2025 Q4 Outlooks

Ajith Balan Nair
Isio Investment Management
Global markets extended their rally in Q3, supported by moderating inflation, resilient corporate earnings, and signs of monetary easing. Emerging markets led the way, helped by a softer dollar and improving sentiment but after years of being undervalued, premiums have started to narrow. Developed markets also posted strong gains with the Technology sector continuing to be a key driver, though late-quarter volatility reminded investors of concentration risks. Corporate credit markets also posted positive returns, as credit spreads tightened, reflective of broader positive risk sentiment and strong investor demand for yield.
We remain underweight equities versus peers – a stance we believe offers a more favourable risk-adjusted return in an environment where valuations demand caution.
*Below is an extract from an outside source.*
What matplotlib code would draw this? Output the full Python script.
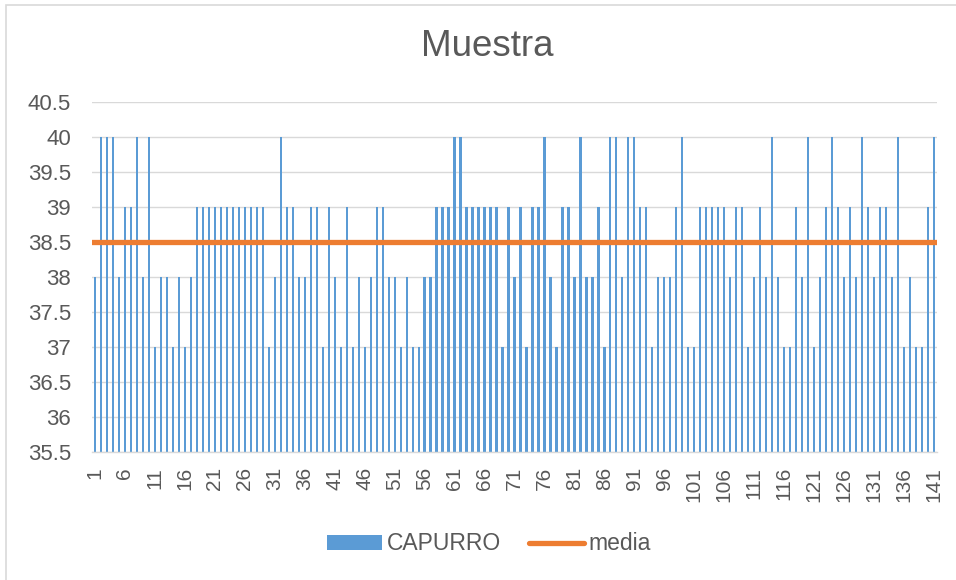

We are happy to explore niche areas of credit as a return generator and our portfolios maintain a low-duration profile, limiting exposure to interest rate volatility, which has been advantageous during recent yield fluctuations. Diversification remains critical; with markets appearing frothy and uncertainty lingering, we are focused on downside protection. Leveraging our institutional heritage, we continue to explore alternative asset classes that can capture selective upside, whilst maintaining resilience amid heightened political and macro uncertainty.
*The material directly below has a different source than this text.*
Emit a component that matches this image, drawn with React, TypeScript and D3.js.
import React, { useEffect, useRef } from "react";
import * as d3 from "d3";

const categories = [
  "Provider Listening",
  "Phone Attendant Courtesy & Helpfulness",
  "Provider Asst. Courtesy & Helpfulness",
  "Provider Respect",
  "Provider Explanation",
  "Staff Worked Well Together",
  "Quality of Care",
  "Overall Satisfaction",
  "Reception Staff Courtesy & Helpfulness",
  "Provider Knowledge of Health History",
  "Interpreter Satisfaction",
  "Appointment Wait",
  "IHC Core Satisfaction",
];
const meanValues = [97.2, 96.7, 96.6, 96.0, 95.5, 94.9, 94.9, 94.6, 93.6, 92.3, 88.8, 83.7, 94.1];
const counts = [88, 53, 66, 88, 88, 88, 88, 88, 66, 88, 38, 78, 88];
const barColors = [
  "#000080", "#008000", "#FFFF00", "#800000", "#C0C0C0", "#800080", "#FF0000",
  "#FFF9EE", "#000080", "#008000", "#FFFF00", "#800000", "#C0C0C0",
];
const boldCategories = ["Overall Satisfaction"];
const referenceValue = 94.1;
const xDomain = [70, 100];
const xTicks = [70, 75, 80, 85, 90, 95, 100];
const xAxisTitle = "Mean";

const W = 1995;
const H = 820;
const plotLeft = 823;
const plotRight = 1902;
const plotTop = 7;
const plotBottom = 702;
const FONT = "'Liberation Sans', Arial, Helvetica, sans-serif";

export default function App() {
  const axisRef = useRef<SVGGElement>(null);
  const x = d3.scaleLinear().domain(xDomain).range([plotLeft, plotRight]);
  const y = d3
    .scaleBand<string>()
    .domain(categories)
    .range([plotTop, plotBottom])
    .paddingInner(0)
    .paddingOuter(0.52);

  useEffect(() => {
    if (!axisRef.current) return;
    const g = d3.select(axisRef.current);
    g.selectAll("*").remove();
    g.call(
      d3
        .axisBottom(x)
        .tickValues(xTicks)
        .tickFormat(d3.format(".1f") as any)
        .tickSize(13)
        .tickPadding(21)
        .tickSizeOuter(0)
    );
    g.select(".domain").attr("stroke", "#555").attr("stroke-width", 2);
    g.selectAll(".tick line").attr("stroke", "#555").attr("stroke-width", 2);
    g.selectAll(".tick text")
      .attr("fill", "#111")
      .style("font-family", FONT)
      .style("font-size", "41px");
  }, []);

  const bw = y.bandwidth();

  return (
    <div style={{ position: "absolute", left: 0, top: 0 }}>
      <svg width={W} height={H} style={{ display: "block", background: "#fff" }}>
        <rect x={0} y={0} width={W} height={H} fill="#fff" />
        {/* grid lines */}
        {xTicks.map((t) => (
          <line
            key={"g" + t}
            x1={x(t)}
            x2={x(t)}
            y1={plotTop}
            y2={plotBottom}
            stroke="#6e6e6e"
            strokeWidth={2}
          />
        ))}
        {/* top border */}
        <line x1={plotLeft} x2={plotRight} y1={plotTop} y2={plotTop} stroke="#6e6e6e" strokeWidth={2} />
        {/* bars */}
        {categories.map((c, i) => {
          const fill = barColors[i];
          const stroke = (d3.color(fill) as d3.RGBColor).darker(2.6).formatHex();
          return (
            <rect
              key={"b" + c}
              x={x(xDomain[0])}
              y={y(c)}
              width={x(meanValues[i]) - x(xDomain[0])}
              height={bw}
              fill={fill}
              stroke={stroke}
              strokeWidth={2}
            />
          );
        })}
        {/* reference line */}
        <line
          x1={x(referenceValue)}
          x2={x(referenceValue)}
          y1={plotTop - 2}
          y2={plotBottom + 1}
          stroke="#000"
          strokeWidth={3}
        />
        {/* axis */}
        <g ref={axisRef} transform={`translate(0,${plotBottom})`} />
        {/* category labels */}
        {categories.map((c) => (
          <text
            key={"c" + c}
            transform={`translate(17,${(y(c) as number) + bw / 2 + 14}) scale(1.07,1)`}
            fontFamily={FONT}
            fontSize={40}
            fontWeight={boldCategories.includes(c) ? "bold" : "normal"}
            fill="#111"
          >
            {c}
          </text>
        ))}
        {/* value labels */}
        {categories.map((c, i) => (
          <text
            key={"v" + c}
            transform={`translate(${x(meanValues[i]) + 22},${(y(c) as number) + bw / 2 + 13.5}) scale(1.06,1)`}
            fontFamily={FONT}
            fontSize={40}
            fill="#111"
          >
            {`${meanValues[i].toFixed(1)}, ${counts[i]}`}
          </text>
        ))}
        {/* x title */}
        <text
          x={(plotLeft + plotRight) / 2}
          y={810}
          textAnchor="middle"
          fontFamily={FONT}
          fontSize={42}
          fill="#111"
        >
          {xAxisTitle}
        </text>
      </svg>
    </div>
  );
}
Looking ahead, the UK Autumn Budget introduces an additional layer of uncertainty for UK investors. While investors broadly expect tax changes, the scale and scope of these measures could shape fiscal stability and sentiment well into 2026. One of the key features of our portfolios is the underweight exposure to UK equities versus the peer group, which we believe is the right approach in a finely balanced market environment.